| Aim |
Please return nothing but the lines between the line holding "Reproduce this chart with matplotlib." and the line holding "plt.rcParams['mathtext.fontset'] = 'cm'", both ends included, without the pictures.

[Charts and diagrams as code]
= = = = =

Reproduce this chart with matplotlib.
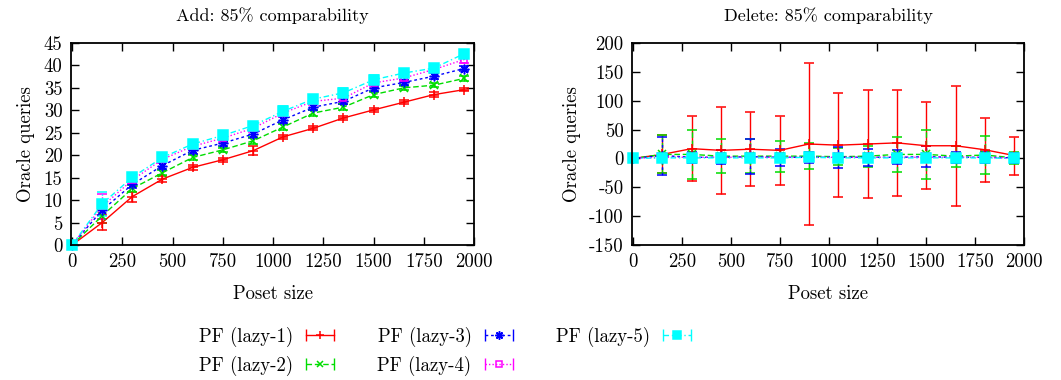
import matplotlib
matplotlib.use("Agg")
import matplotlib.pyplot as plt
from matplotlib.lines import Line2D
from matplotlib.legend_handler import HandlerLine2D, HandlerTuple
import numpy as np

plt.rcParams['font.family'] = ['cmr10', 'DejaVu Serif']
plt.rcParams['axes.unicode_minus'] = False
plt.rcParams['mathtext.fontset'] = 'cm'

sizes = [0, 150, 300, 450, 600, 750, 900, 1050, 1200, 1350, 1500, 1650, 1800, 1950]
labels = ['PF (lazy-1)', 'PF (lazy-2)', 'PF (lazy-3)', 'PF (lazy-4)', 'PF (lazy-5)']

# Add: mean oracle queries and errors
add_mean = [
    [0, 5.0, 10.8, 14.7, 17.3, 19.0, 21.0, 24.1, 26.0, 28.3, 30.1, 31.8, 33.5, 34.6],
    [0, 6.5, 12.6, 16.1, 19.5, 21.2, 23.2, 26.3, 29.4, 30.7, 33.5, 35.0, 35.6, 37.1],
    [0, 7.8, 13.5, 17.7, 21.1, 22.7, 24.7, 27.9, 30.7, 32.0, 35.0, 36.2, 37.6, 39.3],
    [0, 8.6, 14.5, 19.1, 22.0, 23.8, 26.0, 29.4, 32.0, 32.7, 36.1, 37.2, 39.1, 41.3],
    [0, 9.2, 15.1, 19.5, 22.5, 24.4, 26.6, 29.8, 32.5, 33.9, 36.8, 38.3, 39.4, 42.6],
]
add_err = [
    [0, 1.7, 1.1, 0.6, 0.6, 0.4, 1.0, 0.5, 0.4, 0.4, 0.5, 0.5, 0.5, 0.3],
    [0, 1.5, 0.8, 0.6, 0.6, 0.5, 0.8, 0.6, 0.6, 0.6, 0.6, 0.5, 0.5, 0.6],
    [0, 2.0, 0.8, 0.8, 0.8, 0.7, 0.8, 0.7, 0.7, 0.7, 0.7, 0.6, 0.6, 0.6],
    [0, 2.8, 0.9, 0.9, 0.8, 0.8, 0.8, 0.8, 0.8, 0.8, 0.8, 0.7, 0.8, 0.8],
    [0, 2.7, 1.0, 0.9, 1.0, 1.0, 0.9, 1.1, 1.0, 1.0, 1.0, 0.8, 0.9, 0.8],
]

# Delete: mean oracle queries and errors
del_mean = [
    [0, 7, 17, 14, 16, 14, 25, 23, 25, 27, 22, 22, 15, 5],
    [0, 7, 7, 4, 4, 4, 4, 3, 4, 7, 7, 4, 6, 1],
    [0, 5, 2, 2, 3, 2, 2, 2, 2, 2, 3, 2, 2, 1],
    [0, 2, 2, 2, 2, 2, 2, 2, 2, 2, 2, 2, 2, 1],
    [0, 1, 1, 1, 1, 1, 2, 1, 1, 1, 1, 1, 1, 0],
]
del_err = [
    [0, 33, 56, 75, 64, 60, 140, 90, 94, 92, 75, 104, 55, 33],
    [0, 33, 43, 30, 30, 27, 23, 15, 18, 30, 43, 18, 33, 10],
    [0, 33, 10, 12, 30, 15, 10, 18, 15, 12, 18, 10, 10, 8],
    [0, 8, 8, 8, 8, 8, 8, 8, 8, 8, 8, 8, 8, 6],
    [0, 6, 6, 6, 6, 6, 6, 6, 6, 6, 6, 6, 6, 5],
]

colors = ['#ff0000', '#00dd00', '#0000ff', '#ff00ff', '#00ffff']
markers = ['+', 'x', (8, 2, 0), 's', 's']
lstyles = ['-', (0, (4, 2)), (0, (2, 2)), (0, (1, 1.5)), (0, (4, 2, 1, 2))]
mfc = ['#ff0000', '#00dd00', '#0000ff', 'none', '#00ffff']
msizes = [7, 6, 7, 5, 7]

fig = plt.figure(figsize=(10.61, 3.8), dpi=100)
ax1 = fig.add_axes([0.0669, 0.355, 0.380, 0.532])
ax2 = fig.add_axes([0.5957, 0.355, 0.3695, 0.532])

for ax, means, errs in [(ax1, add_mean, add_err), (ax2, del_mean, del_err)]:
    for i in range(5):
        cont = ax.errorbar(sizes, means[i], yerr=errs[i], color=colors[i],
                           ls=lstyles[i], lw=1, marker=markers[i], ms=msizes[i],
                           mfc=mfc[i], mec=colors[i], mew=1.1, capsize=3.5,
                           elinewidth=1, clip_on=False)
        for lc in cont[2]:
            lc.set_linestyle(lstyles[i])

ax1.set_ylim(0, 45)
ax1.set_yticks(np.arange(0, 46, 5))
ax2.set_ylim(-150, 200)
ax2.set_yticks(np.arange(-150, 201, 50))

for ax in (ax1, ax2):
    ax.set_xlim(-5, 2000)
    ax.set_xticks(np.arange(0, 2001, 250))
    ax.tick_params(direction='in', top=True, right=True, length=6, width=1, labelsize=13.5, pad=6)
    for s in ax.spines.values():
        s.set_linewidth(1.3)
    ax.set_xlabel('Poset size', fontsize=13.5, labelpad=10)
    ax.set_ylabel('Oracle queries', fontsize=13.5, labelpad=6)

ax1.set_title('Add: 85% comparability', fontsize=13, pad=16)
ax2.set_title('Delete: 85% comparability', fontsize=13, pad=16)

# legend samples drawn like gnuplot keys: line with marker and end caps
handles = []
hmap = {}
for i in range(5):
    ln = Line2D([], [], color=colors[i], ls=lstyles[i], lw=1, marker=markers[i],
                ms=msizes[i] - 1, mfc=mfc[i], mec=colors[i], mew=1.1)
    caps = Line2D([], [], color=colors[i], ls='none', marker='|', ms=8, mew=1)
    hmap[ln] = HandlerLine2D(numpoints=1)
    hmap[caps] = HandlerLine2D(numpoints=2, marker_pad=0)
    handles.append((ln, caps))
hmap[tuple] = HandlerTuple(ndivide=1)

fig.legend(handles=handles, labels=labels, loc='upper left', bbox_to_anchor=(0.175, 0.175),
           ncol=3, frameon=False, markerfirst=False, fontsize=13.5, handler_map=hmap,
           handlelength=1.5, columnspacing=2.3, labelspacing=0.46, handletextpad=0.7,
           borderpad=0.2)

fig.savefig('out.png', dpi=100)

= = = = =

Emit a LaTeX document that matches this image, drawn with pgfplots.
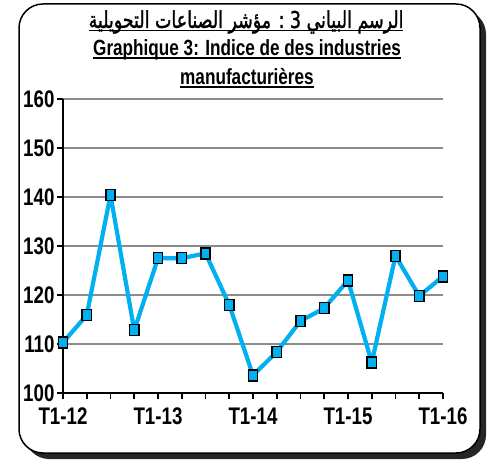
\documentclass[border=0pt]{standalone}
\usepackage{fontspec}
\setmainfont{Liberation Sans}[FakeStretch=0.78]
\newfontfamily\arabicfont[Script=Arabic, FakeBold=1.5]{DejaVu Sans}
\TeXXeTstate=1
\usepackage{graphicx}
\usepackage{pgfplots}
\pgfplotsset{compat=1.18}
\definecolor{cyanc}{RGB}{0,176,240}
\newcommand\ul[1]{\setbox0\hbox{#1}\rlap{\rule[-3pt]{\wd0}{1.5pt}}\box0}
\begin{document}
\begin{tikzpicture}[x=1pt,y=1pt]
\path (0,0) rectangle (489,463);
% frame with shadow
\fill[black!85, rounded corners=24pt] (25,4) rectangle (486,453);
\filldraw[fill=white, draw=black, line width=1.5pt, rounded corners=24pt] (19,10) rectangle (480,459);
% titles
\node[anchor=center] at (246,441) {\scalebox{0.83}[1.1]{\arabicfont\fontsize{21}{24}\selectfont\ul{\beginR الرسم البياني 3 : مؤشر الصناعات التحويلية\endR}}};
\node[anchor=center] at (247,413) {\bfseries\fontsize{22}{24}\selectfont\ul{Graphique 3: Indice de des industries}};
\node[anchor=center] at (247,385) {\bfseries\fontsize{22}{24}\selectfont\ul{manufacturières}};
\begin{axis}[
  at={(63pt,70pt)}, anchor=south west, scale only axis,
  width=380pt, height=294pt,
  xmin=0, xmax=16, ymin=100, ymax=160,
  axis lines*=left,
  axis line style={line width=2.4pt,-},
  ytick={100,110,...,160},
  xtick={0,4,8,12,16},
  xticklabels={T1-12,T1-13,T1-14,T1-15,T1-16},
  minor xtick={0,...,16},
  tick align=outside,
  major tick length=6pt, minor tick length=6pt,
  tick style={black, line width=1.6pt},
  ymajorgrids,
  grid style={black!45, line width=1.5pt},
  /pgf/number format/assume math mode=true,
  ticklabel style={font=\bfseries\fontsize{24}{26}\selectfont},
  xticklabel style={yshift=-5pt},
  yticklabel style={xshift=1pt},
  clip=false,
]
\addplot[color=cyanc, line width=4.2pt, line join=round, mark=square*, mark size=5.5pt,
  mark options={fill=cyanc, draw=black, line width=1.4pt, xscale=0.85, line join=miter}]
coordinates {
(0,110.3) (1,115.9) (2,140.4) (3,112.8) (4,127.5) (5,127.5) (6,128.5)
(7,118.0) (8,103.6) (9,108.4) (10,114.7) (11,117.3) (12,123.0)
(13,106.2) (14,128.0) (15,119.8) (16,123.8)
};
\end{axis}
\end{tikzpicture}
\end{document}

= = = = =

| Answer to the task |
Reproduce this chart with matplotlib.
import matplotlib
matplotlib.use("Agg")
import matplotlib.pyplot as plt
from matplotlib.lines import Line2D
from matplotlib.legend_handler import HandlerLine2D, HandlerTuple
import numpy as np

plt.rcParams['font.family'] = ['cmr10', 'DejaVu Serif']
plt.rcParams['axes.unicode_minus'] = False
plt.rcParams['mathtext.fontset'] = 'cm'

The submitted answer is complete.